La seconda conseguenza negativa di pagare i propri CEO con azioni è che i soldi spesi per i buybacks potevano essere invece spesi in modi più produttivi. Come mostra il diagramma, le aziende possono allocare i loro profitti in tre modi: o li rinvestono nell’azienda per renderla più produttiva, o li usano per aumentare i benefici dei dipendenti, o li distribuiscono agli investitori, tra cui i dirigenti.

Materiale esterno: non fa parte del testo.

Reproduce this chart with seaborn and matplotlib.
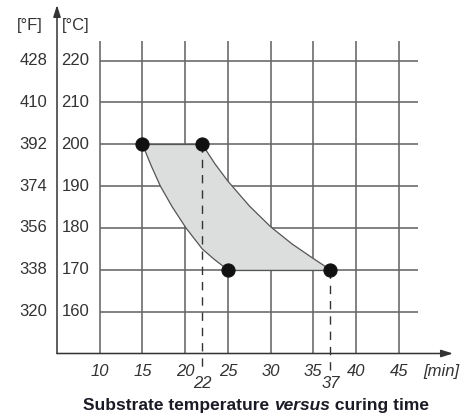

Secondo gli economisti e i politici de destra (Repubblicani) statunitensi, aumentare i profitti delle imprese beneficia i lavoratori perché le ditte li ripartiranno a traverso i primi due canali. Questo argomento venne usato per giustificare il taglio delle imposte sul reddito delle società adottato da Trump nel 2017. Il Congressional Research Service, centro apolitico di ricerca del congresso americano, notò invece che nel 2018 le più grandi imprese americano comprarono un record di 806 miliardi di dollari delle proprie azioni. Un aumento del 55% in confronto all’anno precedente mentre gli stipendi dei dipendenti crebbero solo lievemente. Lo stessa cosa successe nel 2019. Per molti esperti questa è una prova tangibile che artificialmente aumentare la liquidità delle grandi imprese non sia un uno strumento efficace per dare supporto ai lavoratori [iv].


E’ naturale che un dirigente guadagni più di un dipendente medio. Ma il differenziale è troppo grande per essere giustificato dal maggiore impatto dei CEO sulla produzione economica. Quest’ultimi approfittano della loro posizione privilegiata per aumentare il loro stipendio a breve termine a detrimento dei loro impiegati. Questo a lungo andare riduce la produttività delle aziende e dei loro dipendenti. Ridurre queste disuguaglianze non è quindi solo etico, ma permette anche di aumentare la competitività delle aziende. Per disincentivare la distribuzione dei profitti agli investitori non si può tagliare le tasse alle impresa. Bisogna invece aumentare di nuovo le aliquote massime dell'imposta sul reddito e le imposte sul reddito delle società con un multiplo retributivo tra amministratori delegati e dipendenti medi troppo elevato.